> **Dataset extract**

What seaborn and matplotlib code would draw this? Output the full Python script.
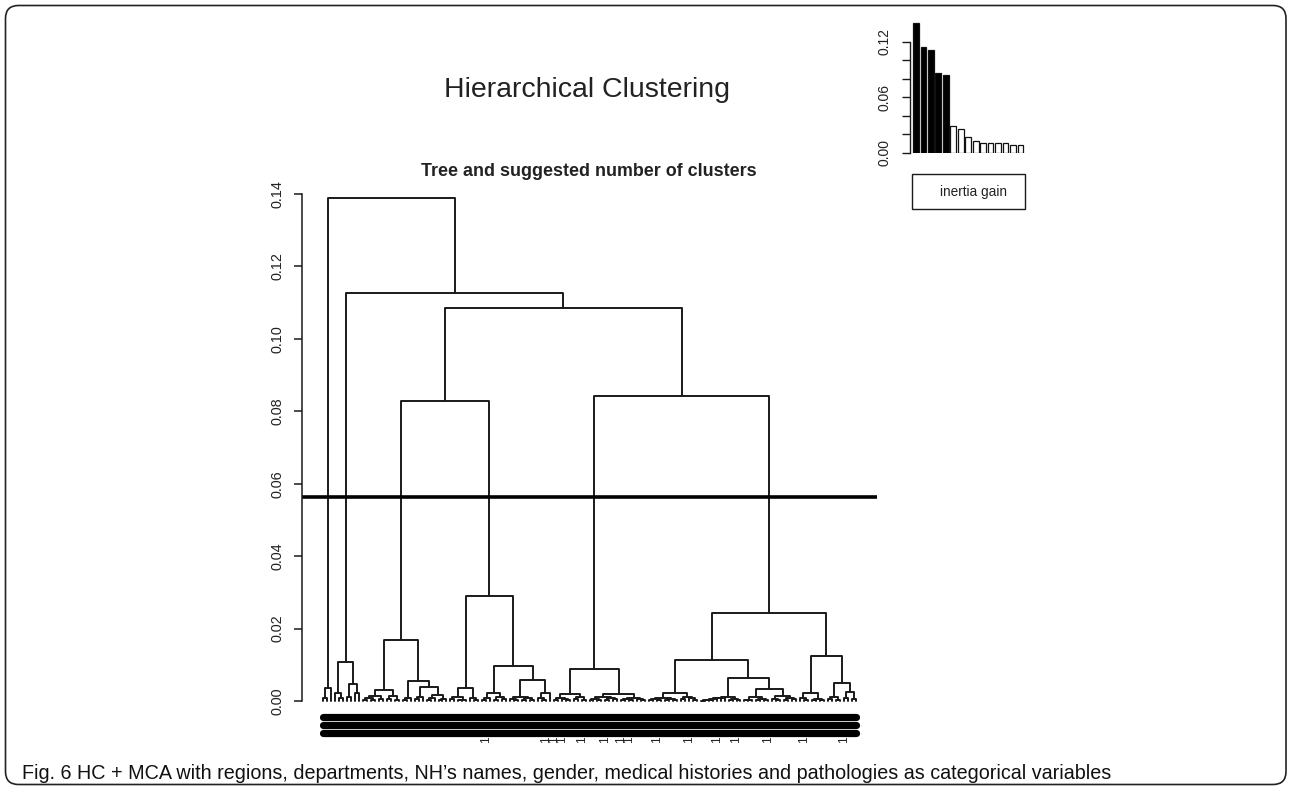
import matplotlib
matplotlib.use("Agg")
import numpy as np
import pandas as pd
import matplotlib.pyplot as plt
import seaborn as sns
from matplotlib import transforms, font_manager
from matplotlib.patches import FancyBboxPatch, Rectangle

# ---------------------------------------------------------------------------
# Tree data: a node is L (one individual) or [merge height, left, right]
# ---------------------------------------------------------------------------
L = 0

cluster_a = [0.0037, [0.0008, L, L], L]
cluster_b = [0.0109, [0.0023, L, [0.0008, L, L]],
                     [0.0047, [0.0012, L, L], [0.0023, L, L]]]
cluster_c1 = [0.0168,
              [0.0029, [0.0015, [0.0007, [0.0004, L, L], [0.0002, L, L]], [0.0006, L, L]],
                       [0.0013, [0.0005, L, L], [0.0003, L, L]]],
              [0.0055, [0.0009, [0.0004, L, L], L],
                       [0.0040, [0.0011, [0.0005, L, L], L],
                                [0.0016, [0.0008, [0.0003, L, L], L],
                                         [0.0006, [0.0002, L, L], L]]]]]
cluster_c2 = [0.0290,
              [0.0035, [0.0011, [0.0005, L, L], [0.0004, [0.0002, L, L], L]],
                       [0.0009, L, [0.0004, L, L]]],
              [0.0097, [0.0023, [0.0008, [0.0004, L, L], L],
                                [0.0011, [0.0003, L, L], [0.0005, L, L]]],
                       [0.0058, [0.0012, [0.0006, L, [0.0003, L, L]],
                                         [0.0007, [0.0002, L, L], [0.0004, L, L]]],
                                [0.0023, [0.0009, L, [0.0004, L, L]], L]]]]
cluster_d1 = [0.0088,
              [0.0019, [0.0008, [0.0004, L, L], [0.0006, L, [0.0003, L, L]]],
                       [0.0011, [0.0005, L, L], [0.0004, L, L]]],
              [0.0018, [0.0010, [0.0006, [0.0003, L, L], [0.0004, L, L]],
                                [0.0007, [0.0002, L, L], [0.0005, L, L]]],
                       [0.0009, [0.0006, [0.0003, L, L], [0.0004, L, L]],
                                [0.0005, L, [0.0003, L, L]]]]]
cluster_d2a = [0.0113,
               [0.0023, [0.0009, [0.0005, [0.0002, L, L], [0.0003, L, L]],
                                 [0.0006, [0.0003, L, L], [0.0004, L, L]]],
                        [0.0012, [0.0005, L, L], [0.0007, L, [0.0003, L, L]]]],
               [0.0063, [0.0012, [0.0008, [0.0007, [0.0005, [0.0004, [0.0003,
                                  [0.0001, L, L], L], L], L], L], L],
                                 [0.0006, [0.0003, L, L], [0.0002, L, L]]],
                        [0.0033, [0.0011, [0.0004, [0.0002, L, L], L],
                                          [0.0006, [0.0003, L, L], [0.0002, L, L]]],
                                 [0.0014, [0.0006, L, [0.0003, L, L]],
                                          [0.0009, [0.0004, L, L], [0.0005, L, L]]]]]]
cluster_d2b = [0.0124,
               [0.0021, [0.0008, L, [0.0004, L, L]],
                        [0.0006, [0.0002, L, L], [0.0003, L, L]]],
               [0.0049, [0.0010, [0.0005, L, L], [0.0003, L, L]],
                        [0.0024, [0.0009, L, L], [0.0006, L, L]]]]

tree = [0.1390, cluster_a,
        [0.1128, cluster_b,
         [0.1085,
          [0.0828, cluster_c1, cluster_c2],
          [0.0842, cluster_d1, [0.0242, cluster_d2a, cluster_d2b]]]]]

cut_height = 0.0563

# Leaves whose label runs past the label block
marked_leaves = [42, 57, 59, 61, 66, 72, 76, 78, 85, 93, 100, 105, 113, 122, 132]
marked_text = "1"

# Inertia gain of the successive partitions
inertia_gain = [0.1405, 0.1140, 0.1110, 0.0858, 0.0840, 0.0289, 0.0253, 0.0173,
                0.0126, 0.0110, 0.0108, 0.0107, 0.0105, 0.0086, 0.0084]
n_clusters = 6

main_title = "Hierarchical Clustering"
sub_title = "Tree and suggested number of clusters"
legend_label = "inertia gain"
caption = ("Fig. 6 HC + MCA with regions, departments, NH\u2019s names, gender, "
           "medical histories and pathologies as categorical variables")

main_ticks = [0.00, 0.02, 0.04, 0.06, 0.08, 0.10, 0.12, 0.14]
gain_ticks = [0.00, 0.02, 0.04, 0.06, 0.08, 0.10, 0.12]
gain_tick_labels = ["0.00", "", "", "0.06", "", "", "0.12"]

# ---------------------------------------------------------------------------
sns.set_theme(style="ticks")
plt.rcParams["font.family"] = ["Liberation Sans", "DejaVu Sans"]
ink = "#1a1a1a"

W, H = 1291, 789
fig = plt.figure(figsize=(W / 100, H / 100), dpi=100)
fig.patch.set_facecolor("white")


def px_rect(x0, y0, x1, y1):
    """Axes rectangle from a pixel box (top-left origin)."""
    return [x0 / W, 1 - y1 / H, (x1 - x0) / W, (y1 - y0) / H]


# --- dendrogram layout ---------------------------------------------------
segments = []
leaf_counter = [0]


def place(node):
    if not isinstance(node, list):
        leaf_counter[0] += 1
        return float(leaf_counter[0]), 0.0
    h, left, right = node
    xl, hl = place(left)
    xr, hr = place(right)
    segments.append([(xl, hl), (xl, h), (xr, h), (xr, hr)])
    return (xl + xr) / 2, h


place(tree)
n_leaves = leaf_counter[0]
rows = []
for k, seg in enumerate(segments):
    for j, (x, y) in enumerate(seg):
        rows.append({"merge": k, "step": j, "x": x, "height": y})
tree_df = pd.DataFrame(rows)

ylo, yhi = -0.0056, 0.1446
px_per_unit = (701 - 194) / 0.14
ax_top = 194 - (yhi - 0.14) * px_per_unit
ax_bot = 701 - ylo * px_per_unit
ax = fig.add_axes(px_rect(302, ax_top, 877, ax_bot))
ax.set_facecolor("none")

sns.lineplot(data=tree_df, x="x", y="height", units="merge", estimator=None,
             sort=False, color=ink, linewidth=1.4, legend=False, ax=ax)
ax.axhline(cut_height, color="black", linewidth=2.6)

pad = 0.04 * (n_leaves - 1)
ax.set_xlim(1 - pad, n_leaves + pad)
ax.set_ylim(ylo, yhi)
for s in ["top", "right", "bottom"]:
    ax.spines[s].set_visible(False)
ax.spines["left"].set_bounds(0, 0.14)
ax.spines["left"].set_color(ink)
ax.spines["left"].set_linewidth(1.1)
ax.set_xticks([])
ax.set_yticks(main_ticks)
ax.set_yticklabels([f"{t:.2f}" for t in main_ticks], rotation=90, va="center")
ax.tick_params(axis="y", length=5.8, width=1.1, color=ink, pad=7.0,
               labelsize=10.4, labelcolor="#222222")
ax.set_xlabel("")
ax.set_ylabel("")

# label block under the leaves
for dy in (15.6, 23.8, 32.2):
    tr = ax.transData + transforms.ScaledTranslation(0, -dy / 100, fig.dpi_scale_trans)
    ax.plot([1, n_leaves], [0, 0], color="black", linewidth=5.2,
            solid_capstyle="round", transform=tr, clip_on=False)
tr_lab = ax.transData + transforms.ScaledTranslation(0, -35.5 / 100, fig.dpi_scale_trans)
for leaf in marked_leaves:
    ax.text(leaf, 0, marked_text, rotation=90, ha="center", va="top",
            fontsize=8.5, color="#222222", transform=tr_lab, clip_on=False)

# --- inertia gain inset -------------------------------------------------
gain_df = pd.DataFrame({
    "rank": list(range(1, len(inertia_gain) + 1)),
    "gain": inertia_gain,
    "kept": [i < n_clusters - 1 for i in range(len(inertia_gain))],
})
g_lo, g_hi = 0.0, 0.145
g_px = (152.7 - 41.7) / 0.12
axi = fig.add_axes(px_rect(910, 152.7 - g_hi * g_px, 1026.4, 152.7))
axi.set_facecolor("none")
sns.barplot(data=gain_df, x="rank", y="gain", hue="kept",
            palette={True: "black", False: "white"}, edgecolor="#111111",
            linewidth=0.9, width=0.78, dodge=False, legend=False, ax=axi)
axi.set_xlim(-0.8, len(inertia_gain) - 1 + 0.8)
axi.set_ylim(g_lo, g_hi)
for s in ["top", "right", "bottom"]:
    axi.spines[s].set_visible(False)
axi.spines["left"].set_bounds(0, 0.12)
axi.spines["left"].set_color(ink)
axi.spines["left"].set_linewidth(1.0)
axi.set_xticks([])
axi.set_yticks(gain_ticks)
axi.set_yticklabels(gain_tick_labels, rotation=90, va="center")
axi.tick_params(axis="y", length=6, width=1.0, color=ink, pad=7.5,
               labelsize=10.0, labelcolor="#222222")
axi.set_xlabel("")
axi.set_ylabel("")

# legend box
fig.add_artist(Rectangle((911.7, H - 208.5), 1025 - 911.7, 208.5 - 173.5,
                         transform=transforms.IdentityTransform(),
                         facecolor="white", edgecolor=ink, linewidth=1.0))
fig.text(973 / W, 1 - 192 / H, legend_label, ha="center", va="center",
         fontsize=9.8, color="#222222")

# --- titles ---------------------------------------------------------------
fig.text(587 / W, 1 - 97 / H, main_title, ha="center", va="baseline",
         fontsize=20.5, color="#222222")
fig.text(588.5 / W, 1 - 176 / H, sub_title, ha="center", va="baseline",
         fontsize=12.9, fontweight="bold", color="#222222")


# --- caption ----------------------------------------------------------------
def has_font(name):
    try:
        font_manager.findfont(font_manager.FontProperties(family=name),
                              fallback_to_default=False)
        return True
    except Exception:
        return False


cap_family = ["Liberation Sans Narrow", "Liberation Sans", "DejaVu Sans"]
if not has_font("Liberation Sans Narrow"):
    cap_family = ["Liberation Sans", "DejaVu Sans"]
cap = fig.text(22 / W, 1 - 779 / H, caption, ha="left", va="baseline",
               fontsize=16, family=cap_family, color="#111111")
renderer = fig.canvas.get_renderer()
width_now = cap.get_window_extent(renderer).width
cap.set_fontsize(16 * (1108 - 22) / width_now)

# --- frame ----------------------------------------------------------------
frame = FancyBboxPatch((5.5, H - 784.5), 1280.5, 779,
                       boxstyle="round,pad=0,rounding_size=13",
                       transform=transforms.IdentityTransform(),
                       facecolor="none", edgecolor="#222222", linewidth=1.2)
fig.add_artist(frame)

fig.savefig("out.png", dpi=100, facecolor="white")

> **Problem details**
Copy nothing but the lines from the first one in the listing through the line with "from matplotlib.patches import", and omit the pictures.

> **Written answer**
What seaborn and matplotlib code would draw this? Output the full Python script.
import matplotlib
matplotlib.use("Agg")
import numpy as np
import pandas as pd
import matplotlib.pyplot as plt
import seaborn as sns
from matplotlib import transforms, font_manager
from matplotlib.patches import FancyBboxPatch, Rectangle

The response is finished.